**** TASK DATA
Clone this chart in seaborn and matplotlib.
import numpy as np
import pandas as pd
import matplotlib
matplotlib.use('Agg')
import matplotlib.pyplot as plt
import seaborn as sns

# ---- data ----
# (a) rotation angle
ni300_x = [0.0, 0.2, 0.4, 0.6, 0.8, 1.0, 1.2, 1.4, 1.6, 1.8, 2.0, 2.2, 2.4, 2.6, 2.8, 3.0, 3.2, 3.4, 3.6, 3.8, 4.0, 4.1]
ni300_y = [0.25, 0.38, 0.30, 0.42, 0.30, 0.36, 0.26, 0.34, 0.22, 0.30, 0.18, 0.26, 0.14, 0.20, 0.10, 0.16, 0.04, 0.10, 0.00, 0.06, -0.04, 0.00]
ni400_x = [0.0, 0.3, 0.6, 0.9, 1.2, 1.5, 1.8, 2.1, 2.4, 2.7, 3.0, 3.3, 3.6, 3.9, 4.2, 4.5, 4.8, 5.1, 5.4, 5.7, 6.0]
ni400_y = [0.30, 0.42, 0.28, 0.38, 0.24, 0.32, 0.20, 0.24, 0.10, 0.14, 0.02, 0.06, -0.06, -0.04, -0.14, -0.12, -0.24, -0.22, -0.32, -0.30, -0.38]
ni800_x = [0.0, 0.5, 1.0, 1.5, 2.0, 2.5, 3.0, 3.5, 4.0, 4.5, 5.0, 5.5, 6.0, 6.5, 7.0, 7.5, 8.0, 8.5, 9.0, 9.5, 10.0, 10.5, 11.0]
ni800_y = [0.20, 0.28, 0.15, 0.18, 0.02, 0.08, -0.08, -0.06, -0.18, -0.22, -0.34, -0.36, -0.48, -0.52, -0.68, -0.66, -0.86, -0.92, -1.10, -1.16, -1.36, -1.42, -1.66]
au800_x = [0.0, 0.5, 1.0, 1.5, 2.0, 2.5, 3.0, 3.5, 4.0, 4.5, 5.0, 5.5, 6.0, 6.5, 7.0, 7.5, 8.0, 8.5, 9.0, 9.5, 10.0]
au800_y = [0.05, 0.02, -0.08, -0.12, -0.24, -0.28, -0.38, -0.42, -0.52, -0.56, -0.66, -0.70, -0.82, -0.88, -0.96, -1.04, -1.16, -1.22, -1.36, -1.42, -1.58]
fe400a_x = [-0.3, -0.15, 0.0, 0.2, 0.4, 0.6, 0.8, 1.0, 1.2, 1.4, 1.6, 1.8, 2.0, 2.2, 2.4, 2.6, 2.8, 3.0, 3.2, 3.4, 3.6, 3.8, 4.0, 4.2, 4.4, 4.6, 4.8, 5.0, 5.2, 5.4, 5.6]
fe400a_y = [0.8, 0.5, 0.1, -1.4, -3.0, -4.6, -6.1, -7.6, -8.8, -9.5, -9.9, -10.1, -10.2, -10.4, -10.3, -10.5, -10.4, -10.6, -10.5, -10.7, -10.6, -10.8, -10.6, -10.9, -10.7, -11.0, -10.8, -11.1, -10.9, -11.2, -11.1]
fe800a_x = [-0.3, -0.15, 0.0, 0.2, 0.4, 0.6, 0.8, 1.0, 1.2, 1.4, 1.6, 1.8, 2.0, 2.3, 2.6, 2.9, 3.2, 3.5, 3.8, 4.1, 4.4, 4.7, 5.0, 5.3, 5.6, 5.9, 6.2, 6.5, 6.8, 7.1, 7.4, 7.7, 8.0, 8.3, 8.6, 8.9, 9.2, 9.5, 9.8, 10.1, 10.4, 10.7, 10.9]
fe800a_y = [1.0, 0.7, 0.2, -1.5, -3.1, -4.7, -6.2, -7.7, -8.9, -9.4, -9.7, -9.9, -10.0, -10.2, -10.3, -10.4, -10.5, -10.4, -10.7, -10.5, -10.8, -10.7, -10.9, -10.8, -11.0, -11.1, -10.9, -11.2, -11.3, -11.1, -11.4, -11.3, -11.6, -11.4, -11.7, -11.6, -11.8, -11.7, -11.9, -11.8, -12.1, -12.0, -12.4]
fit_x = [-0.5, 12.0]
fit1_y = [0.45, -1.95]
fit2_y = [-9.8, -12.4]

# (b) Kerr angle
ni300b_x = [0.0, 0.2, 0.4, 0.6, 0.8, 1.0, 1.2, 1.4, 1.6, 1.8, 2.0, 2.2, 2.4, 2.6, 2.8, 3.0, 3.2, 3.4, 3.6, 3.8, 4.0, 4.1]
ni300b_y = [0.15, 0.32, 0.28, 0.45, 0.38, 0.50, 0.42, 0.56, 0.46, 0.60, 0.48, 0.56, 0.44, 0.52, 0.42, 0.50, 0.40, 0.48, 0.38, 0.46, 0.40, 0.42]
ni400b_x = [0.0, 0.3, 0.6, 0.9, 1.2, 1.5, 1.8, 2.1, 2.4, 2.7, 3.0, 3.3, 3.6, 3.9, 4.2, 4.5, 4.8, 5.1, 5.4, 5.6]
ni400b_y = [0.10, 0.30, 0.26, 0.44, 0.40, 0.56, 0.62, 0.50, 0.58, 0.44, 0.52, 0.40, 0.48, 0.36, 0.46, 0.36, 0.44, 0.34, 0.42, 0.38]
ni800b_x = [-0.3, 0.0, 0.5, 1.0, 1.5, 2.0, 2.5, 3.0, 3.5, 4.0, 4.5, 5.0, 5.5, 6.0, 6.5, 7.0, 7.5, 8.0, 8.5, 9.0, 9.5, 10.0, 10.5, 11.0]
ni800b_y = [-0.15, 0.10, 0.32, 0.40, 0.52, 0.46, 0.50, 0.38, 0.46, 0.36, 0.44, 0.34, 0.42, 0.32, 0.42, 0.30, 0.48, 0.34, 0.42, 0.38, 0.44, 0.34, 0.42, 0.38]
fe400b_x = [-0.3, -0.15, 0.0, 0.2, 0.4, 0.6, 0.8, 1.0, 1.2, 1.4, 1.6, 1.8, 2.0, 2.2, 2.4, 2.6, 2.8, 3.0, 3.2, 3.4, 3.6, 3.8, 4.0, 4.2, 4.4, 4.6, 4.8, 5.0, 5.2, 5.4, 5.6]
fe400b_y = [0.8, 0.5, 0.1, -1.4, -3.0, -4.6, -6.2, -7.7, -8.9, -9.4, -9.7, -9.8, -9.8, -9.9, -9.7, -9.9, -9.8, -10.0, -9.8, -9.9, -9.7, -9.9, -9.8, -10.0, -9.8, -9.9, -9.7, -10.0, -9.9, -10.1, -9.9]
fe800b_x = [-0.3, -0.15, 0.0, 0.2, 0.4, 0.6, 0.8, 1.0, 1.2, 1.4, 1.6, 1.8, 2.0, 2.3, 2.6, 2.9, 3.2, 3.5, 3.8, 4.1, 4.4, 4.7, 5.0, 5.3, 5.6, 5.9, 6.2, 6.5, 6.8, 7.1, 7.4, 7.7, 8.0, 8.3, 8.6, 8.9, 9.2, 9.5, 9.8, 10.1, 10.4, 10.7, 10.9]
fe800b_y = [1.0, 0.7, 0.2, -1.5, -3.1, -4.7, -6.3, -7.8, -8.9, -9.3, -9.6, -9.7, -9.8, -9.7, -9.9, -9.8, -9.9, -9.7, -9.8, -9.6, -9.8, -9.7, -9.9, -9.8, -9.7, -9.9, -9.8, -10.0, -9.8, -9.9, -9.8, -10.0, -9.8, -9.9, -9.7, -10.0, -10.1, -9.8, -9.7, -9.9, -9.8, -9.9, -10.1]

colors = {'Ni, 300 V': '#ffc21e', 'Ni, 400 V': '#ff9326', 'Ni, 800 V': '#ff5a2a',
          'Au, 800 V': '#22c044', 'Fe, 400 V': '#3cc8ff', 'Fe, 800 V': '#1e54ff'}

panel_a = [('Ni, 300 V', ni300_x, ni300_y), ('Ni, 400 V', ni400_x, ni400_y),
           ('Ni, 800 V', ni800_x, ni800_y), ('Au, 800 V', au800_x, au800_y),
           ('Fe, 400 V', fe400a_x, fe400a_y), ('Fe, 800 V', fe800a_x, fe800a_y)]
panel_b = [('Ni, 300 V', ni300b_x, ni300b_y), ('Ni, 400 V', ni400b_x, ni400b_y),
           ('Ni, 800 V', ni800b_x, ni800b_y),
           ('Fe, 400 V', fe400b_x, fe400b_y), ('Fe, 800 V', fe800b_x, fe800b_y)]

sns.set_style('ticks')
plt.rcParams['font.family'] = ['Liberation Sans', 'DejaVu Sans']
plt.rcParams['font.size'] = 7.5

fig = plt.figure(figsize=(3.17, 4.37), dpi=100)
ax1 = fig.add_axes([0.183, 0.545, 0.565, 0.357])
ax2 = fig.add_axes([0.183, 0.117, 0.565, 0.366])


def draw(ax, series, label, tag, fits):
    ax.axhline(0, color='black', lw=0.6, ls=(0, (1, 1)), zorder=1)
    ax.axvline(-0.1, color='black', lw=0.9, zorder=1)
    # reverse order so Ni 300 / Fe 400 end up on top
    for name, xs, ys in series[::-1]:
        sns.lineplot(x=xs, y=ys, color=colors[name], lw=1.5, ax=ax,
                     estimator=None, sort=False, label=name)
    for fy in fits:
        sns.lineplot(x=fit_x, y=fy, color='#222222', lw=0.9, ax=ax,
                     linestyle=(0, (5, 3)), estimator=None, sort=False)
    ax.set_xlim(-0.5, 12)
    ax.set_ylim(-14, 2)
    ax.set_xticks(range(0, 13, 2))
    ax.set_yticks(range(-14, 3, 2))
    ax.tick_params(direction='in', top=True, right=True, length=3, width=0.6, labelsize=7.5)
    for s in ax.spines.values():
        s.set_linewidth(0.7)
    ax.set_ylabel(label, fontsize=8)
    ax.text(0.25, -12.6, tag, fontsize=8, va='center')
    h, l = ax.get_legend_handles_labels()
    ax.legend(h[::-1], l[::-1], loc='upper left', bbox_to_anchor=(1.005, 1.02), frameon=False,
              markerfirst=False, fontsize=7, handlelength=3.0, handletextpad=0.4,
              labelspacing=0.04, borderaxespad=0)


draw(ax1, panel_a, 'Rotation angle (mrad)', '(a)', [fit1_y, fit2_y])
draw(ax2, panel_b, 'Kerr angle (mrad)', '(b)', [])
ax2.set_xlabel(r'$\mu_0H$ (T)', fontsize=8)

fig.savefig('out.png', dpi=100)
********
**** TASK DATA
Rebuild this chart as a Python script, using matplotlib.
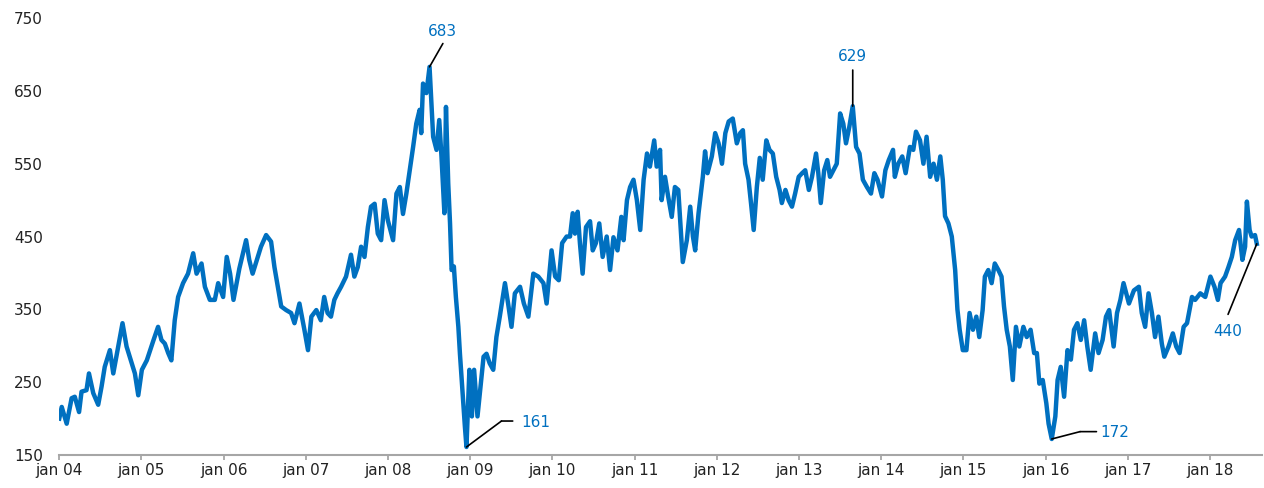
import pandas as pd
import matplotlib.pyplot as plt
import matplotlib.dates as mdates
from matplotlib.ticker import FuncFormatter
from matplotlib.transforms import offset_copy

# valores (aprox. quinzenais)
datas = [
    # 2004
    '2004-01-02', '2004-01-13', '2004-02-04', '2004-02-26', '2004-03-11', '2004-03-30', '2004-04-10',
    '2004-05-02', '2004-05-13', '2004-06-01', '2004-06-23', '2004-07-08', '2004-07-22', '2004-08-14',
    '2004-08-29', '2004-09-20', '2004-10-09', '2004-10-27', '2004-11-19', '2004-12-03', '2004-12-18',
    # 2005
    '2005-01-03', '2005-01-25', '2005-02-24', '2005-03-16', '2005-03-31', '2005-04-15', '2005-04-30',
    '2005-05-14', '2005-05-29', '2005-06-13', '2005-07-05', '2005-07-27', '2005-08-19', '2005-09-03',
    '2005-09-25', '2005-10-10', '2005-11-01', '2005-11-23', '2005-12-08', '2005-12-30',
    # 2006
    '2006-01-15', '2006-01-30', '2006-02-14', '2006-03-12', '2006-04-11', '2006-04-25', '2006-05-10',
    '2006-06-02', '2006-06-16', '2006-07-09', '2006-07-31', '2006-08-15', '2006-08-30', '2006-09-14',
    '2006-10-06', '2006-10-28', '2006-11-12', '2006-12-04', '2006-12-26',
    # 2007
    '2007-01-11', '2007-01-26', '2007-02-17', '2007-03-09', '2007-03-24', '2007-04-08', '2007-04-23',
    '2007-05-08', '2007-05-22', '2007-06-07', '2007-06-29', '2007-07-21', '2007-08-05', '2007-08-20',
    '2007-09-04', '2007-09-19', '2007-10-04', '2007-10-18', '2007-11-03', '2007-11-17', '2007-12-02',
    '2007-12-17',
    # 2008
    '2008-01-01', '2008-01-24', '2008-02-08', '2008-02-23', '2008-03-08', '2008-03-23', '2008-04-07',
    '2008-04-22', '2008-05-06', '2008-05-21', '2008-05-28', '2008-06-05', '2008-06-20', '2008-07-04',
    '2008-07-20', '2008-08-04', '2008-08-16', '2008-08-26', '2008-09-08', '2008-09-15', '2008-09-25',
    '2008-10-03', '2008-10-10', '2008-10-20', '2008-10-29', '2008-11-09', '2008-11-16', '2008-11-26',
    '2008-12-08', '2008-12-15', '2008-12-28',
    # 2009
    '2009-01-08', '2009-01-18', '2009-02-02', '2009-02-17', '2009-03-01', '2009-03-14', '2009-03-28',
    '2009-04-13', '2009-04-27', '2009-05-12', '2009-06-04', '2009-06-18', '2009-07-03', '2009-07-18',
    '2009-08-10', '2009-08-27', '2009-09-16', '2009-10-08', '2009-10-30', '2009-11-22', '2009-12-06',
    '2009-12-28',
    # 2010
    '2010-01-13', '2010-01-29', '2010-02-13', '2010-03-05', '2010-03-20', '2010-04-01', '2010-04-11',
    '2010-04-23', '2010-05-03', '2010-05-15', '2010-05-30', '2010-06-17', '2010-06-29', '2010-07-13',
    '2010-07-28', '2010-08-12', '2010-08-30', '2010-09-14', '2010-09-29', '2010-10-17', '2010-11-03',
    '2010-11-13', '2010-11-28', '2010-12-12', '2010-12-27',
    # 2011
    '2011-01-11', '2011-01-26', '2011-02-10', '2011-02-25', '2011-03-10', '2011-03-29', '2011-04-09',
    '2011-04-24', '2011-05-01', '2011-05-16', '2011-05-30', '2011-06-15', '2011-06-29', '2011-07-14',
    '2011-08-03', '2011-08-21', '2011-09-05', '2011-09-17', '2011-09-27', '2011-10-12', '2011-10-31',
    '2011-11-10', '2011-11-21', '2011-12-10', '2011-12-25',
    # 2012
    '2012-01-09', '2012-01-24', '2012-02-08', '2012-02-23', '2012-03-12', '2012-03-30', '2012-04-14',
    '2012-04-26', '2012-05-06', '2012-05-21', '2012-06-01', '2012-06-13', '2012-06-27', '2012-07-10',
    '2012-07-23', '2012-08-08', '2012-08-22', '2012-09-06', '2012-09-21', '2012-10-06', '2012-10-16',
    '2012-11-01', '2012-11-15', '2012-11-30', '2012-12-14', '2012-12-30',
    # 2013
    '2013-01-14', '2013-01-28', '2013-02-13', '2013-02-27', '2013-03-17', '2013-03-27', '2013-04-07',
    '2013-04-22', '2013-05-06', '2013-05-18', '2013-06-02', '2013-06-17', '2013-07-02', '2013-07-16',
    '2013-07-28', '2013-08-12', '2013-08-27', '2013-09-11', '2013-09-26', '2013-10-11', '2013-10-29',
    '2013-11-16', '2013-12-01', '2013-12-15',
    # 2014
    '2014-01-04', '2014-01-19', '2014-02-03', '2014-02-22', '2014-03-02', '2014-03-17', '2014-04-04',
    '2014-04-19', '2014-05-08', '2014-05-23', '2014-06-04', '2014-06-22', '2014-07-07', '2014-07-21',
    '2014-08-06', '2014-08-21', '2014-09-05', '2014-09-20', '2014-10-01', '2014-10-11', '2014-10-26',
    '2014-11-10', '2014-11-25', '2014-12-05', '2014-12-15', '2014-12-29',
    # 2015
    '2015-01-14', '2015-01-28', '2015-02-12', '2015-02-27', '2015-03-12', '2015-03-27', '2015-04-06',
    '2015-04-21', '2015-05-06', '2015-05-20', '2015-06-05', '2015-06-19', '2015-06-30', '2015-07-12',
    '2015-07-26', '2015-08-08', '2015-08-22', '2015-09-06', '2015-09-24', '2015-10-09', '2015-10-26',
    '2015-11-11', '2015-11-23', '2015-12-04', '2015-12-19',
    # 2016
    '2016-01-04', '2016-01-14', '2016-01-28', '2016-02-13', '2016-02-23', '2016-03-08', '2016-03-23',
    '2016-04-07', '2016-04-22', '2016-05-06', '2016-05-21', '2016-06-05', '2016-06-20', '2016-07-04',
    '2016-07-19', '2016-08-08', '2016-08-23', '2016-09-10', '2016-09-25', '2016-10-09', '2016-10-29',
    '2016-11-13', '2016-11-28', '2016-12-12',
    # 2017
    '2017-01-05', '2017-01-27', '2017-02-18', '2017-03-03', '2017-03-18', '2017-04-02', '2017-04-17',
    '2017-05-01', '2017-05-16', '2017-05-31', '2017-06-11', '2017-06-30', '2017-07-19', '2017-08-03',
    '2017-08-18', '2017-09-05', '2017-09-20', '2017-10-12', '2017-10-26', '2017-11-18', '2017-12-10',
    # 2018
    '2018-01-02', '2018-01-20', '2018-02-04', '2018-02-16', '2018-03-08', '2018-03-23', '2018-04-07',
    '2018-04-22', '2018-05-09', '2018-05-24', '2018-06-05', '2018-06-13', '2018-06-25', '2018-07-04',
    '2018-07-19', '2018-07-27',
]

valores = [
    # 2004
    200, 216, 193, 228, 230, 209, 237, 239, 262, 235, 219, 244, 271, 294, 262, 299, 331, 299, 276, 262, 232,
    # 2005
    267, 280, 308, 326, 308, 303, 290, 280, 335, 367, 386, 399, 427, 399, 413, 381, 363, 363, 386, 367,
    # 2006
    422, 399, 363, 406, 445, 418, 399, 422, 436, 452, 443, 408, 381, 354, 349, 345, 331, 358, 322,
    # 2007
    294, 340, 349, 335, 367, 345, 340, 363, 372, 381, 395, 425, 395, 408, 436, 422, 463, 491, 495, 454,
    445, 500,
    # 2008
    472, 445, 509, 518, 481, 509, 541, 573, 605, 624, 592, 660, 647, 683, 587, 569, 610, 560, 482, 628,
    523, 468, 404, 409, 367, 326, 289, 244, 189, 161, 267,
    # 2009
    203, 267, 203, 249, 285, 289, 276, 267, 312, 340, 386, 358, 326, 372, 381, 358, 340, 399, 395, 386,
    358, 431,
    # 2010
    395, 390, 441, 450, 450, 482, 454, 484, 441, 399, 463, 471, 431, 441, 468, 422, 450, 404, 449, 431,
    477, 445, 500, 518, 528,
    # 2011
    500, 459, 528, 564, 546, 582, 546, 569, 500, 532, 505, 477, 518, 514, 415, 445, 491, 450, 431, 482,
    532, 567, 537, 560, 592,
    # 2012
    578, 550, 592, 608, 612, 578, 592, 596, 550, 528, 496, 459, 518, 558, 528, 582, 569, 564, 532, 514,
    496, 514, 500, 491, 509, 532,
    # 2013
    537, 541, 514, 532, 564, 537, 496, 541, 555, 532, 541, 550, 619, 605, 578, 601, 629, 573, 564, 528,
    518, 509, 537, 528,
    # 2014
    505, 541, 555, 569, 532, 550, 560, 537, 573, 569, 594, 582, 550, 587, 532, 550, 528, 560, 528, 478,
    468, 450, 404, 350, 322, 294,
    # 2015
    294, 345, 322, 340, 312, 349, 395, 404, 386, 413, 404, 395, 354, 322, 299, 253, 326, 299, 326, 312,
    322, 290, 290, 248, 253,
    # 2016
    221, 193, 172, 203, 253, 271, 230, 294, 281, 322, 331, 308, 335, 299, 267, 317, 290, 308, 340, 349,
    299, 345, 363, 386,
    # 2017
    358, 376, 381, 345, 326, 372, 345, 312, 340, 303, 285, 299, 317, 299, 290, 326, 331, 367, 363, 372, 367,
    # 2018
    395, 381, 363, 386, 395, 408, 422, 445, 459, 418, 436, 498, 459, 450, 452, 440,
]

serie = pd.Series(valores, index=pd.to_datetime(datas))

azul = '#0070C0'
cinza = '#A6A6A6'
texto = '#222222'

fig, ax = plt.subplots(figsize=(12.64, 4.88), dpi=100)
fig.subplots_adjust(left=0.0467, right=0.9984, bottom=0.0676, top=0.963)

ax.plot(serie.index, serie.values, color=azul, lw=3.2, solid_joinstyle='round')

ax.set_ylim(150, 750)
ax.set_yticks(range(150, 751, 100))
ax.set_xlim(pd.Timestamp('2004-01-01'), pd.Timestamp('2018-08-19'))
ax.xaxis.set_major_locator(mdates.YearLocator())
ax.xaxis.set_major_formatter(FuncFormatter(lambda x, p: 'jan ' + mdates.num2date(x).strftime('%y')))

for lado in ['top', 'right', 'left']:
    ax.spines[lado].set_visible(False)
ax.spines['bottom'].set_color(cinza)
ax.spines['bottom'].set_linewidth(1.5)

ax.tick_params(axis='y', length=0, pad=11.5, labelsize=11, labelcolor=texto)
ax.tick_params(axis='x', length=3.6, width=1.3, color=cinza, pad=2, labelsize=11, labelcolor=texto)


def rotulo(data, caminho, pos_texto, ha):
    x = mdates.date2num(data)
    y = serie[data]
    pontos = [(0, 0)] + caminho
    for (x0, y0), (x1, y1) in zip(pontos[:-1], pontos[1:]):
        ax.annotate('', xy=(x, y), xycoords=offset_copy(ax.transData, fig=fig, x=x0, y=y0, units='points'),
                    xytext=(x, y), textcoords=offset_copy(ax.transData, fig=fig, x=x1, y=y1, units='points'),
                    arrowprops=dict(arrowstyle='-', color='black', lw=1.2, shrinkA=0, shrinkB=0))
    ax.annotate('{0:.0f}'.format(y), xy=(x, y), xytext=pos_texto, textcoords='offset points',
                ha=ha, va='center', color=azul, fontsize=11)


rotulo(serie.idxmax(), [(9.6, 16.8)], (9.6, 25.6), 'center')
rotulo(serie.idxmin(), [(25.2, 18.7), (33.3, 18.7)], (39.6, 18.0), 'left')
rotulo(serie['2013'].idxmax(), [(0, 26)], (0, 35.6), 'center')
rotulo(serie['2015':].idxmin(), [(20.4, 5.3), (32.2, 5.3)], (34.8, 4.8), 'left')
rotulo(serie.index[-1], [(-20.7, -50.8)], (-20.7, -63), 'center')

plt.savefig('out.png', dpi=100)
********
§ WHAT THE EXERCISE ASKS:
Would you restate, exactly and with no pictures, the lines of the entries above from the one containing "Rebuild this chart" through the one containing "from matplotlib.transforms import offset_copy"?

§ ANSWER TO THE EXERCISE:
Rebuild this chart as a Python script, using matplotlib.
import pandas as pd
import matplotlib.pyplot as plt
import matplotlib.dates as mdates
from matplotlib.ticker import FuncFormatter
from matplotlib.transforms import offset_copy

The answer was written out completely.